Still, some of Niranjan Iyenger's jokes work thanks to Govinda's tried and tested efficiency and Genelia's high-strung vivacity. Ironically, they are also the film's biggest problem at times.
In a role, tailor-made for Salman Khan, Govinda doesn't quite fit the shoes of a lady-killer. As long as he's chiding Genelia, making light of their mutual hatred society or helping a certain 'Tum chup raho' couple attain divorce, he works but the moment he turns smooth operator around a fair maiden of Cape Town, it's a cacophony of uh-ohs.
As much as one adores the super-likeable Genelia, her dilated pupils and exaggerated fury get unnerving after a while. It's like watching Aditi in King Kong's body on a bad hair day. And that's one mean sight.

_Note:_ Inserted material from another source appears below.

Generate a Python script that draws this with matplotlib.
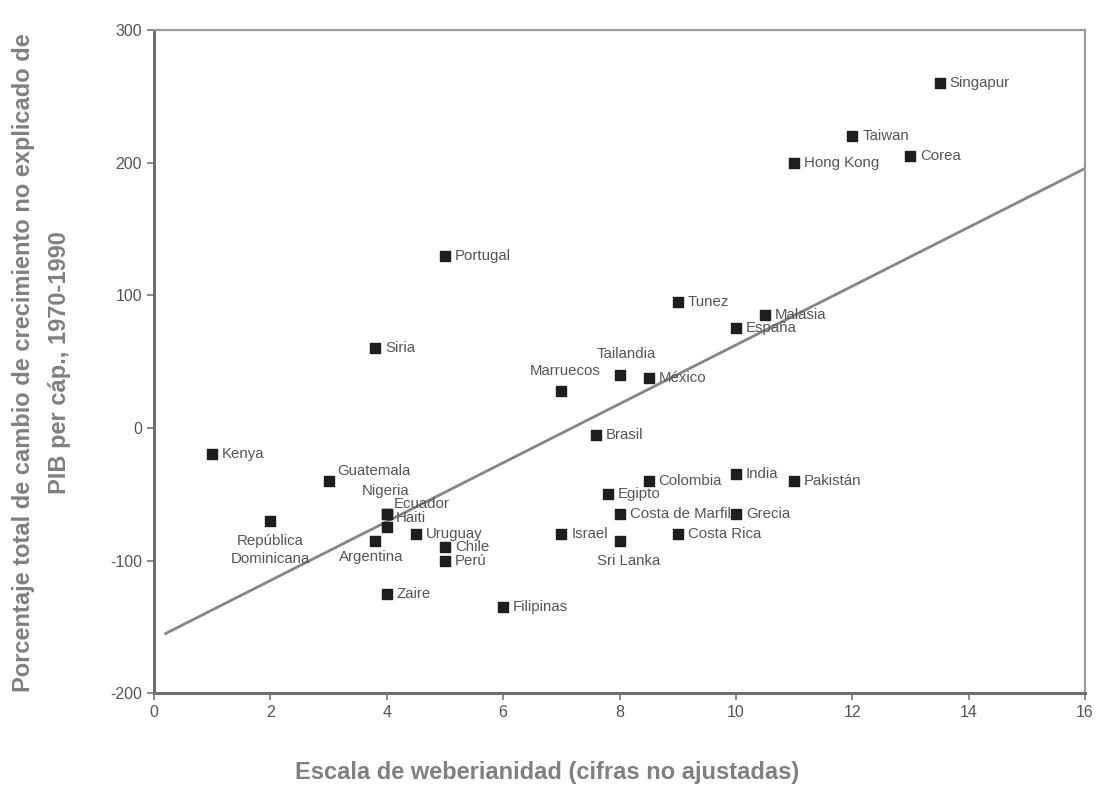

On the other hand, Fardeen Khan's chubbiness attracts more attention than his grimace-filled displays of frustration. He's quite credible in the sleep-deprived sequence though. Also, the moment between a dangling Jagdeep and him deserves a half-chuckle. Tusshar fares better but only by a margin. As the goofy Gujju boy caught between his autocratic Bapuji and impish wife, he alternates between incoherent and wimpy. Finally, there's a sprightly Prachi Desai, who preaches with a smile, showing sparks of better things to come.
While there's no doubt that director Rumi Jaffrey shows marked improvement after a dud called God Tussi Great Ho, the aspect of hilarity, character output and a catchy soundtrack (Pritam) is either scarce or inconsistent.
Bottom-line: Life Partner is passable fare but not fluffy or cheeky enough to warrantee a repeated viewing.